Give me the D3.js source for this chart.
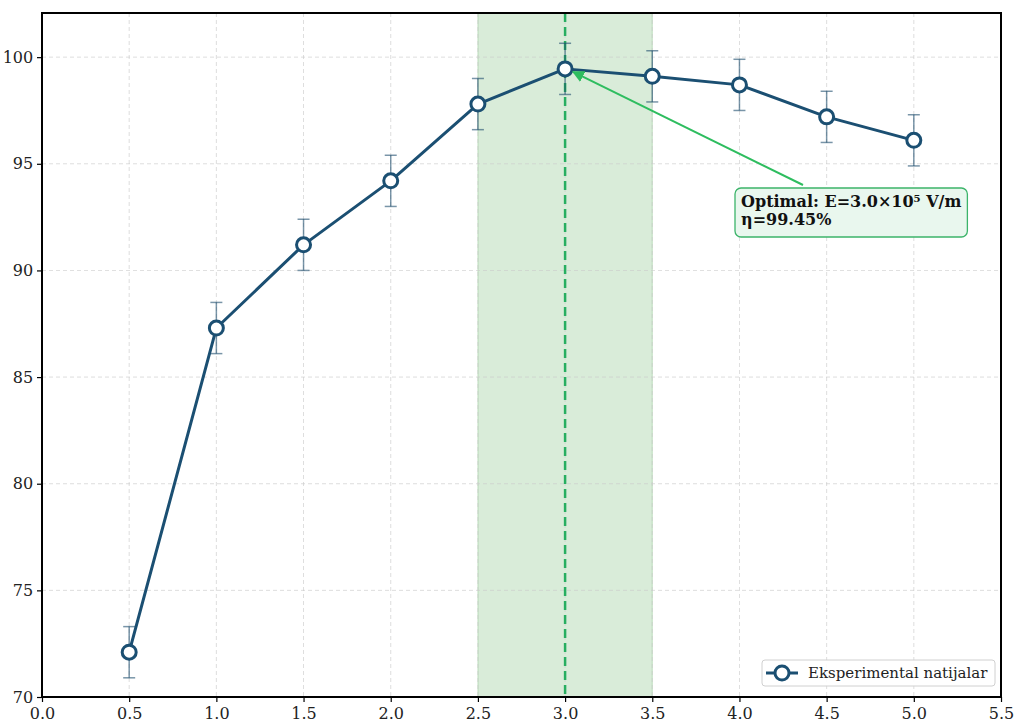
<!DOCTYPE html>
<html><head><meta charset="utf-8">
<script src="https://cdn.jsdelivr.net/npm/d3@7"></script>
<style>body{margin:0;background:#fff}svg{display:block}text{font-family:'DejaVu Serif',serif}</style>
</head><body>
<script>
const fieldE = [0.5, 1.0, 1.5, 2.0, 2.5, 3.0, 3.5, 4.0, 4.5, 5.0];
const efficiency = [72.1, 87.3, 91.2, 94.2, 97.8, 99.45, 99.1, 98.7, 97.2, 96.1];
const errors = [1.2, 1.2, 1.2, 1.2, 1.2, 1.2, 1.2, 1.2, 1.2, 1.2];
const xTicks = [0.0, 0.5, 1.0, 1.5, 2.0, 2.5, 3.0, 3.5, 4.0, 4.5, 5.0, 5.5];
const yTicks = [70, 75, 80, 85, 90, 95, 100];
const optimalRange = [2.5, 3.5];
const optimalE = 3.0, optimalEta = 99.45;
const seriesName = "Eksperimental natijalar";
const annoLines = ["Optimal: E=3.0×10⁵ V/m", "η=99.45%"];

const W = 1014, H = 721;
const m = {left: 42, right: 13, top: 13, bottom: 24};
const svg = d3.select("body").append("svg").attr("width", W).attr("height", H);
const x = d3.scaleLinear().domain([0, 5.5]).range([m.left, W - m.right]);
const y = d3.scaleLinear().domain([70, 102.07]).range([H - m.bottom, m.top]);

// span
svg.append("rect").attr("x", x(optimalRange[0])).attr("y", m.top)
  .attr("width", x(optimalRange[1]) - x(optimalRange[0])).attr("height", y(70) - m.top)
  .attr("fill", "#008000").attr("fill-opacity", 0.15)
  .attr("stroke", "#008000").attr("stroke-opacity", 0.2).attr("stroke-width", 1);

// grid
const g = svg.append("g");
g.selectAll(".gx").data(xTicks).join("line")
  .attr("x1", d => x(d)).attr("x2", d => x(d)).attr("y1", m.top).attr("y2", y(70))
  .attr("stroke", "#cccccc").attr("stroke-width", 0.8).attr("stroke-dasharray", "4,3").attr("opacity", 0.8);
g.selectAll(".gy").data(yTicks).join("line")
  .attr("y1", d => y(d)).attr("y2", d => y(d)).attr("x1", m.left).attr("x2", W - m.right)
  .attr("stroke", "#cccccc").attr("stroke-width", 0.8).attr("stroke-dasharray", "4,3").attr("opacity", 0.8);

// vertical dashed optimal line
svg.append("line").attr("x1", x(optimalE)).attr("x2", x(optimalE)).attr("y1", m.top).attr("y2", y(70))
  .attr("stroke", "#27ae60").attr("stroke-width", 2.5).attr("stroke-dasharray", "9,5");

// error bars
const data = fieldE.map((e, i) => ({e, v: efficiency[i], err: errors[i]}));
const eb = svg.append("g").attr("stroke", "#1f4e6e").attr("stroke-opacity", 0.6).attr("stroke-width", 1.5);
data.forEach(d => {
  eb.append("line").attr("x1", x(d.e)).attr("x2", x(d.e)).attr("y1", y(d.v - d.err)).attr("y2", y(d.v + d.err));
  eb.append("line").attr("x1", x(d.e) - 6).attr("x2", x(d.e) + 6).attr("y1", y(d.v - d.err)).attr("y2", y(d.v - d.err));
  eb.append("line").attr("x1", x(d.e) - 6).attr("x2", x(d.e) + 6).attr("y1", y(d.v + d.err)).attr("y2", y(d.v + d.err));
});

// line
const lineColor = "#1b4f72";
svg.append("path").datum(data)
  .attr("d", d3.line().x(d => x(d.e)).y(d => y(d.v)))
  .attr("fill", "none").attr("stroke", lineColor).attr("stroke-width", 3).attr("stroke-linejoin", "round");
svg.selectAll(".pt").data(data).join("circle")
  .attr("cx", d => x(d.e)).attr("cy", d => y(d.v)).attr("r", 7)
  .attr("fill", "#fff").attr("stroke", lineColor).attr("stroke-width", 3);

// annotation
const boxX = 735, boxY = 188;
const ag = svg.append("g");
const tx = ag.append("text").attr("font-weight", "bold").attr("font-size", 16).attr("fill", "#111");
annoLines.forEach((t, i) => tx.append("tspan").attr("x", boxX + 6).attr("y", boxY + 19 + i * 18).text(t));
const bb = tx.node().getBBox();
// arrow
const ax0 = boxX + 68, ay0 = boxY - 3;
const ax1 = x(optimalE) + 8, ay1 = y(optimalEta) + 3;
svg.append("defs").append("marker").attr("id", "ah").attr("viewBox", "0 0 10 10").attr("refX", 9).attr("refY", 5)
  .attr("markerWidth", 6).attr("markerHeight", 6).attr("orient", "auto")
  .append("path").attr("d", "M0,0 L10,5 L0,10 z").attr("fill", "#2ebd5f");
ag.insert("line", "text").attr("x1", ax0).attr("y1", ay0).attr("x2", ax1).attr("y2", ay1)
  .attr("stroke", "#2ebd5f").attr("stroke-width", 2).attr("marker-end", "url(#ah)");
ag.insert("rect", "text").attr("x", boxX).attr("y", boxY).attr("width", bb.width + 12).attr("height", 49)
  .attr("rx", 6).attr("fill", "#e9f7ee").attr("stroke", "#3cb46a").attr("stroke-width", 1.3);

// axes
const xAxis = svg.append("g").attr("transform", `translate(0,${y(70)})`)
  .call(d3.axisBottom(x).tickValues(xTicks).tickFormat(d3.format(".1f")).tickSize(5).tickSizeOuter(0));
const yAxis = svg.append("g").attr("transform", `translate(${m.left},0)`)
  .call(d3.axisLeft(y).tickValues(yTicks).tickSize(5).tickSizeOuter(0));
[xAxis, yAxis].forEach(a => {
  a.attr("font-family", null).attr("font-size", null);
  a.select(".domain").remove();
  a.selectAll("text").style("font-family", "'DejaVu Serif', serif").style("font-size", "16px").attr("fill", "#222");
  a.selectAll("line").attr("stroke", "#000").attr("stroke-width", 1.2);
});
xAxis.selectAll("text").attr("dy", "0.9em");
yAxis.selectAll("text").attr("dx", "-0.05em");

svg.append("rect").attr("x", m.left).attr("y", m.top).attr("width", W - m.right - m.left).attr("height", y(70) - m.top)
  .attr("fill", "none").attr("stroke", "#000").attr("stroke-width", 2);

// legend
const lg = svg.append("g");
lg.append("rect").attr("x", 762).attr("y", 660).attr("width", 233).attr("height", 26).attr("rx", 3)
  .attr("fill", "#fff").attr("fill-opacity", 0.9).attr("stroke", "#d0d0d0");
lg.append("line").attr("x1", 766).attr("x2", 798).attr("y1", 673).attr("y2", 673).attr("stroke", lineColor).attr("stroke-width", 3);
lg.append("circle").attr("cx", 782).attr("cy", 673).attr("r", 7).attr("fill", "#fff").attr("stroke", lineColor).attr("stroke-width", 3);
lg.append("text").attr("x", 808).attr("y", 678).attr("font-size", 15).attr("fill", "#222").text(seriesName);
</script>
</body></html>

▸ **Work to be completed**
Your copy of the data above should match it exactly, except that pictures are left out.

▸ **Task response**
Give me the D3.js source for this chart.
<!DOCTYPE html>
<html><head><meta charset="utf-8">
<script src="https://cdn.jsdelivr.net/npm/d3@7"></script>
<style>body{margin:0;background:#fff}svg{display:block}text{font-family:'DejaVu Serif',serif}</style>
</head><body>
<script>
const fieldE = [0.5, 1.0, 1.5, 2.0, 2.5, 3.0, 3.5, 4.0, 4.5, 5.0];
const efficiency = [72.1, 87.3, 91.2, 94.2, 97.8, 99.45, 99.1, 98.7, 97.2, 96.1];
const errors = [1.2, 1.2, 1.2, 1.2, 1.2, 1.2, 1.2, 1.2, 1.2, 1.2];
const xTicks = [0.0, 0.5, 1.0, 1.5, 2.0, 2.5, 3.0, 3.5, 4.0, 4.5, 5.0, 5.5];
const yTicks = [70, 75, 80, 85, 90, 95, 100];
const optimalRange = [2.5, 3.5];
const optimalE = 3.0, optimalEta = 99.45;
const seriesName = "Eksperimental natijalar";
const annoLines = ["Optimal: E=3.0×10⁵ V/m", "η=99.45%"];

const W = 1014, H = 721;
const m = {left: 42, right: 13, top: 13, bottom: 24};
const svg = d3.select("body").append("svg").attr("width", W).attr("height", H);
const x = d3.scaleLinear().domain([0, 5.5]).range([m.left, W - m.right]);
const y = d3.scaleLinear().domain([70, 102.07]).range([H - m.bottom, m.top]);

// span
svg.append("rect").attr("x", x(optimalRange[0])).attr("y", m.top)
  .attr("width", x(optimalRange[1]) - x(optimalRange[0])).attr("height", y(70) - m.top)
  .attr("fill", "#008000").attr("fill-opacity", 0.15)
  .attr("stroke", "#008000").attr("stroke-opacity", 0.2).attr("stroke-width", 1);

// grid
const g = svg.append("g");
g.selectAll(".gx").data(xTicks).join("line")
  .attr("x1", d => x(d)).attr("x2", d => x(d)).attr("y1", m.top).attr("y2", y(70))
  .attr("stroke", "#cccccc").attr("stroke-width", 0.8).attr("stroke-dasharray", "4,3").attr("opacity", 0.8);
g.selectAll(".gy").data(yTicks).join("line")
  .attr("y1", d => y(d)).attr("y2", d => y(d)).attr("x1", m.left).attr("x2", W - m.right)
  .attr("stroke", "#cccccc").attr("stroke-width", 0.8).attr("stroke-dasharray", "4,3").attr("opacity", 0.8);

// vertical dashed optimal line
svg.append("line").attr("x1", x(optimalE)).attr("x2", x(optimalE)).attr("y1", m.top).attr("y2", y(70))
  .attr("stroke", "#27ae60").attr("stroke-width", 2.5).attr("stroke-dasharray", "9,5");

// error bars
const data = fieldE.map((e, i) => ({e, v: efficiency[i], err: errors[i]}));
const eb = svg.append("g").attr("stroke", "#1f4e6e").attr("stroke-opacity", 0.6).attr("stroke-width", 1.5);
data.forEach(d => {
  eb.append("line").attr("x1", x(d.e)).attr("x2", x(d.e)).attr("y1", y(d.v - d.err)).attr("y2", y(d.v + d.err));
  eb.append("line").attr("x1", x(d.e) - 6).attr("x2", x(d.e) + 6).attr("y1", y(d.v - d.err)).attr("y2", y(d.v - d.err));
  eb.append("line").attr("x1", x(d.e) - 6).attr("x2", x(d.e) + 6).attr("y1", y(d.v + d.err)).attr("y2", y(d.v + d.err));
});

// line
const lineColor = "#1b4f72";
svg.append("path").datum(data)
  .attr("d", d3.line().x(d => x(d.e)).y(d => y(d.v)))
  .attr("fill", "none").attr("stroke", lineColor).attr("stroke-width", 3).attr("stroke-linejoin", "round");
svg.selectAll(".pt").data(data).join("circle")
  .attr("cx", d => x(d.e)).attr("cy", d => y(d.v)).attr("r", 7)
  .attr("fill", "#fff").attr("stroke", lineColor).attr("stroke-width", 3);

// annotation
const boxX = 735, boxY = 188;
const ag = svg.append("g");
const tx = ag.append("text").attr("font-weight", "bold").attr("font-size", 16).attr("fill", "#111");
annoLines.forEach((t, i) => tx.append("tspan").attr("x", boxX + 6).attr("y", boxY + 19 + i * 18).text(t));
const bb = tx.node().getBBox();
// arrow
const ax0 = boxX + 68, ay0 = boxY - 3;
const ax1 = x(optimalE) + 8, ay1 = y(optimalEta) + 3;
svg.append("defs").append("marker").attr("id", "ah").attr("viewBox", "0 0 10 10").attr("refX", 9).attr("refY", 5)
  .attr("markerWidth", 6).attr("markerHeight", 6).attr("orient", "auto")
  .append("path").attr("d", "M0,0 L10,5 L0,10 z").attr("fill", "#2ebd5f");
ag.insert("line", "text").attr("x1", ax0).attr("y1", ay0).attr("x2", ax1).attr("y2", ay1)
  .attr("stroke", "#2ebd5f").attr("stroke-width", 2).attr("marker-end", "url(#ah)");
ag.insert("rect", "text").attr("x", boxX).attr("y", boxY).attr("width", bb.width + 12).attr("height", 49)
  .attr("rx", 6).attr("fill", "#e9f7ee").attr("stroke", "#3cb46a").attr("stroke-width", 1.3);

// axes
const xAxis = svg.append("g").attr("transform", `translate(0,${y(70)})`)
  .call(d3.axisBottom(x).tickValues(xTicks).tickFormat(d3.format(".1f")).tickSize(5).tickSizeOuter(0));
const yAxis = svg.append("g").attr("transform", `translate(${m.left},0)`)
  .call(d3.axisLeft(y).tickValues(yTicks).tickSize(5).tickSizeOuter(0));
[xAxis, yAxis].forEach(a => {
  a.attr("font-family", null).attr("font-size", null);
  a.select(".domain").remove();
  a.selectAll("text").style("font-family", "'DejaVu Serif', serif").style("font-size", "16px").attr("fill", "#222");
  a.selectAll("line").attr("stroke", "#000").attr("stroke-width", 1.2);
});
xAxis.selectAll("text").attr("dy", "0.9em");
yAxis.selectAll("text").attr("dx", "-0.05em");

svg.append("rect").attr("x", m.left).attr("y", m.top).attr("width", W - m.right - m.left).attr("height", y(70) - m.top)
  .attr("fill", "none").attr("stroke", "#000").attr("stroke-width", 2);

// legend
const lg = svg.append("g");
lg.append("rect").attr("x", 762).attr("y", 660).attr("width", 233).attr("height", 26).attr("rx", 3)
  .attr("fill", "#fff").attr("fill-opacity", 0.9).attr("stroke", "#d0d0d0");
lg.append("line").attr("x1", 766).attr("x2", 798).attr("y1", 673).attr("y2", 673).attr("stroke", lineColor).attr("stroke-width", 3);
lg.append("circle").attr("cx", 782).attr("cy", 673).attr("r", 7).attr("fill", "#fff").attr("stroke", lineColor).attr("stroke-width", 3);
lg.append("text").attr("x", 808).attr("y", 678).attr("font-size", 15).attr("fill", "#222").text(seriesName);
</script>
</body></html>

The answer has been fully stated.